Tuesday, 12 October 2010

Unst revisited

Lanceolated Warbler, Skaw, Unst

Lanceolated warbler

Lanceolated warbler

Lanceolated warbler

Blyth's Reed Warbler, Fetlar

Blyth's reed warbler

I'm no good without me lunch, even if I have just ticked Lancy
Thursday 7th October 2010

The domestics had gone quite well, the accommodation was comfortable and well situated and Julian and I had similar ideas about what we wanted to see and do and how to go about it. My supply of Pork pies and Pasties was holding up well, the weather was generally good and getting better, so morale was high. It came as a bit of a surprise then on Wednesday night when Julian came into the lounge with a face like 4 pence. He looked like a bloke who'd lost a shilling and found 10p. 'They've found a Lancy..............at Skaw'. Where we'd almost been that afternoon. Somehow the thought of going to the most northerly point in the British Isles you can get to by car didnt seem to fill Julian with much excitement. Me, the chance of a lifetime opportunity to see a Lanceolated warbler, one of my must see birds and one of the reasons for going to the Shetland Isles in the first place WAS exciting. Of course it might not be there in the morning etc. etc.
We made a reasonably early start next morning and as we arrived at Skaw we could see about a douzen folk milling about. My usual pessimism kicked in, they were looking for it, it hadnt been seen. Getting out of the car my fears were alayed. Yes it had been seen that morning but was in a patch of reeds and long grass. It was just a question of waiting for it to emerge - and emerge it did, showing well on the short grass before scurrying back into cover. Wow! I've been lucky to have a few unforgettable birding moments but that ranked with the best. Quite emotional.
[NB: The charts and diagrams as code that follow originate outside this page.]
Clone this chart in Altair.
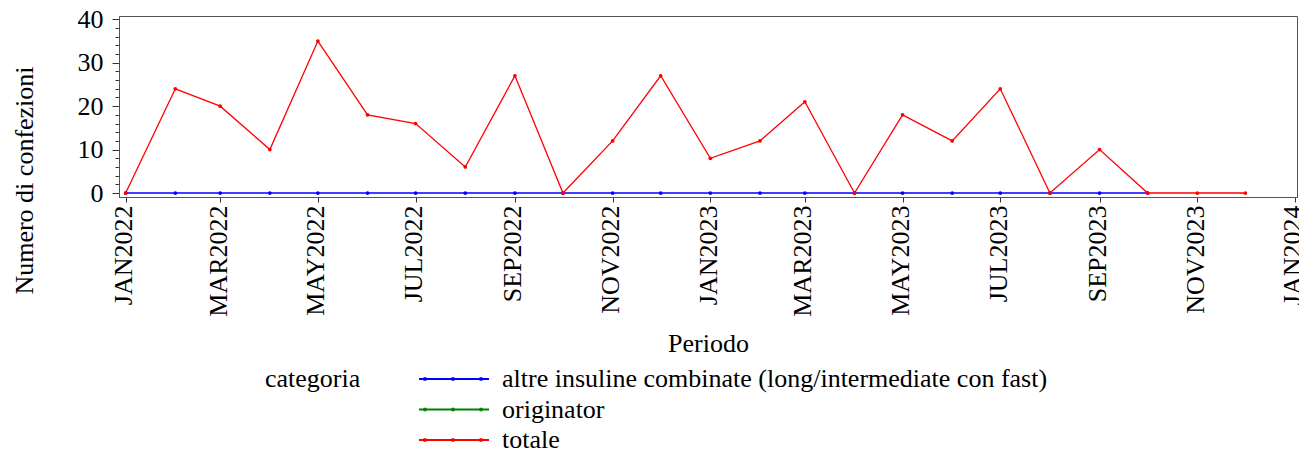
import altair as alt
import pandas as pd

months = ["2022-01-01", "2022-02-01", "2022-03-01", "2022-04-01", "2022-05-01", "2022-06-01",
          "2022-07-01", "2022-08-01", "2022-09-01", "2022-10-01", "2022-11-01", "2022-12-01",
          "2023-01-01", "2023-02-01", "2023-03-01", "2023-04-01", "2023-05-01", "2023-06-01",
          "2023-07-01", "2023-08-01", "2023-09-01", "2023-10-01", "2023-11-01", "2023-12-01"]
totale = [0, 24, 20, 10, 35, 18, 16, 6, 27, 0, 12, 27, 8, 12, 21, 0, 18, 12, 24, 0, 10, 0, 0, 0]
altre = [0, 0, 0, 0, 0, 0, 0, 0, 0, 0, 0, 0, 0, 0, 0, 0, 0, 0, 0, 0, 0, 0]
originator = []
categorie = ["altre insuline combinate (long/intermediate con fast)", "originator", "totale"]
colori = ["#0000ff", "#008000", "#ff0000"]

rows = []
for serie, cat in [(altre, categorie[0]), (originator, categorie[1]), (totale, categorie[2])]:
    for m, v in zip(months, serie):
        rows.append({"periodo": m + "T00:00:00", "valore": v, "categoria": cat})
df = pd.DataFrame(rows)

FONT = "Liberation Serif"
FS = 26
# legend symbol: a 70px line with three dots (unit = 10px, layout box 20px)
sym = ("M-1,0H6"
       "M-0.45,-0.08h0.1v0.16h-0.1Z"
       "M2.35,-0.08h0.1v0.16h-0.1Z"
       "M5.15,-0.08h0.1v0.16h-0.1Z")

x = alt.X(
    "periodo:T",
    title="Periodo",
    scale=alt.Scale(
        domain=[alt.DateTime(year=2021, month=12, date=27, hours=20),
                alt.DateTime(year=2024, month=1, date=2, hours=6)],
        nice=False,
    ),
    axis=alt.Axis(
        tickCount=alt.TimeIntervalStep(interval="month", step=2),
        labelExpr="upper(timeFormat(datum.value, '%b%Y'))",
        labelAngle=270,
        labelAlign="right",
        labelBaseline="middle",
        labelOffset=-2,
        labelFont=FONT,
        labelFontSize=FS,
        labelColor="black",
        labelPadding=3,
        labelOverlap=False,
        labelFlush=False,
        tickSize=5,
        tickColor="#333",
        domainColor="#555",
        grid=False,
        titleFont=FONT,
        titleFontSize=FS,
        titleFontWeight="normal",
        titleColor="black",
        titleX=589,
        titleY=146,
        titleBaseline="middle",
        titleAlign="center",
    ),
)

y = alt.Y(
    "valore:Q",
    title="Numero di confezioni",
    scale=alt.Scale(domain=[-0.92, 40.76], nice=False, zero=False),
    axis=alt.Axis(
        values=list(range(0, 41, 2)),
        labelExpr="datum.value % 10 === 0 ? datum.label : ''",
        tickSize={"condition": {"test": "datum.value % 10 === 0", "value": 7}, "value": 4},
        labelPadding=9,
        labelFont=FONT,
        labelFontSize=FS,
        labelColor="black",
        labelBaseline="middle",
        tickColor="#333",
        domainColor="#555",
        grid=False,
        titleFont=FONT,
        titleFontSize=FS,
        titleFontWeight="normal",
        titleColor="black",
        titleAngle=270,
        titleX=-95,
        titleY=164,
        titleAlign="center",
        titleBaseline="middle",
    ),
)

color = alt.Color(
    "categoria:N",
    scale=alt.Scale(domain=categorie, range=colori),
    legend=alt.Legend(
        title="categoria",
        orient="none",
        legendX=146,
        legendY=350,
        direction="vertical",
        titleOrient="left",
        titleAnchor="start",
        titleFont=FONT,
        titleFontSize=FS,
        titleFontWeight="normal",
        titleColor="black",
        titlePadding=55,
        titleBaseline="top",
        labelFont=FONT,
        labelFontSize=FS,
        labelColor="black",
        labelOffset=60,
        symbolType=sym,
        symbolSize=400,
        symbolStrokeWidth=2,
        rowPadding=4.5,
        labelLimit=1000,
    ),
)

chart = (
    alt.Chart(df)
    .mark_line(strokeWidth=1.3, point=alt.OverlayMarkDef(filled=True, size=14, opacity=1))
    .encode(x=x, y=y, color=color, order=alt.Order("periodo:T"))
    .properties(
        width=1178,
        height=181,
        padding={"left": 111, "top": 8, "right": 2, "bottom": 256},
        autosize=alt.AutoSizeParams(type="none"),
    )
    .configure(font=FONT)
    .configure_axis(labelFont=FONT, titleFont=FONT)
    .configure_legend(labelFont=FONT, titleFont=FONT)
    .configure_view(stroke="#555", strokeWidth=1)
)

chart.save("out.html", embed_options={"renderer": "svg", "actions": False})
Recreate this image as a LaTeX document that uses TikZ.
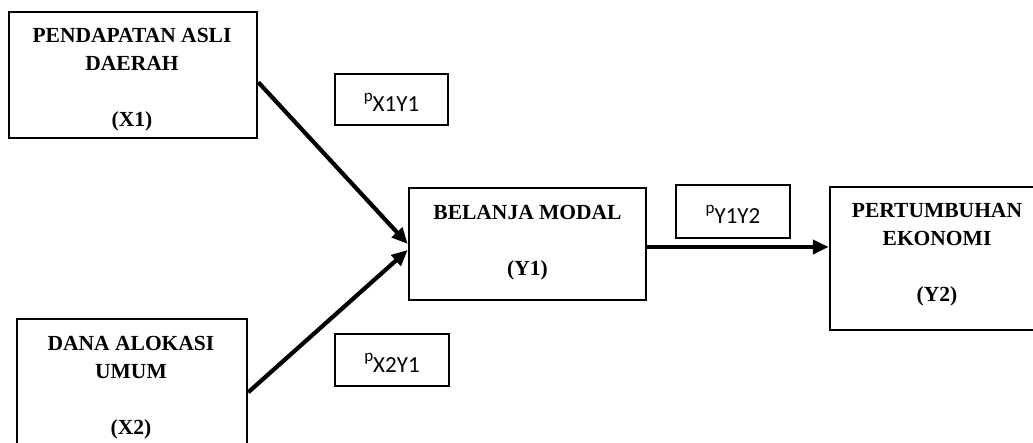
\documentclass[tikz,border=0pt]{standalone}
\usepackage{fontspec}
\setmainfont{Liberation Serif}
\newfontfamily\calfont{Carlito}
\usetikzlibrary{arrows.meta,calc}
\begin{document}
\begin{tikzpicture}[x=1pt,y=-1pt,
  bigbox/.style={draw=black,line width=2.5pt,rectangle,inner sep=0pt},
  pbox/.style={draw=black,line width=1.9pt,rectangle,inner sep=0pt,
    font=\calfont\fontsize{23}{26}\selectfont,text height=24pt,text depth=0pt},
  boxtext/.style={anchor=north,inner sep=0pt,align=center,
    font=\bfseries\fontsize{21.5}{28}\selectfont},
  arr/.style={line width=4.2pt,-{Triangle[length=16pt,width=14pt]}}]
\useasboundingbox (0,0) rectangle (1033,443);
\clip (0,0) rectangle (1033,443);
\fill[white] (0,0) rectangle (1033,443);
% main boxes
\node[bigbox,minimum width=248pt,minimum height=126pt] (x1) at (133,75) {};
\node[bigbox,minimum width=230pt,minimum height=133pt] (x2) at (132,385.5) {};
\node[bigbox,minimum width=237pt,minimum height=112pt] (y1) at (527.5,244) {};
\node[bigbox,minimum width=214pt,minimum height=143pt] (y2) at (937,258.5) {};
% texts
\node[boxtext] (x1t) at (132,28) {PENDAPATAN ASLI\\DAERAH\\[28pt](X1)};
\node[boxtext] (x2t) at (131,336) {DANA ALOKASI\\UMUM\\[28pt](X2)};
\node[boxtext] (y1t) at (527.5,205) {BELANJA MODAL\\[28pt](Y1)};
\node[boxtext] (y2t) at (937,203) {PERTUMBUHAN\\EKONOMI\\[28pt](Y2)};
% coefficient boxes
\newcommand{\pcoef}[1]{\raisebox{10pt}{\fontsize{17}{17}\selectfont p}#1}
\node[pbox,minimum width=113pt,minimum height=51pt] (px1) at (391.5,99.5) {\pcoef{X1Y1}};
\node[pbox,minimum width=114pt,minimum height=53pt] (py) at (733,211.5) {\pcoef{Y1Y2}};
\node[pbox,minimum width=114pt,minimum height=52pt] (px2) at (392,360) {\pcoef{X2Y1}};
% arrows
\draw[arr] ($(x1.north east)!0.556!(x1.south east)$) -- (y1.west);
\draw[arr] ($(x2.north east)!0.55!(x2.south east)$) -- ([yshift=-6pt]y1.west);
\coordinate (h) at ([yshift=-3pt]y1.east);
\draw[arr] (h) -- (h -| y2.west);
\end{tikzpicture}
\end{document}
We moved on but not before seeing a flock of 17 Lapland Buntings and our first Fieldfare of the trip. The weather was beautiful with warm sunshine and light winds, but birds were clearly coming in with a noticable increase in numbers of Redwings and Song Thrushes.

Moving on again we popped on to Fetlar. It was only slightly out of our way and had the attraction of having a Blyth's Reed warbler. The bird had favoured a Dock plantation otherwise known as the garden of a Bod, which we were told was some kind of Hostel. Anyway it provided suitable habitat for the Blyth's reed warbler which we duly saw with the help of a local birder.Now I have to say at this point I was getting seriously dehydrated and to make matters worse there had been a cock up on catering front as my supplies of pies various, but mainly pork, had been exhausted AND, would you believe it, the only shop on Fetlar was closed on Thursdays.
Arghh! Still couldn't complain, It isnt every day you get to see Lanceolated warbler and a Blyth's Reed warbler.

1 comment:

  1. I will be back next year Bob if you'll have me! Well done for joining the Lancie club!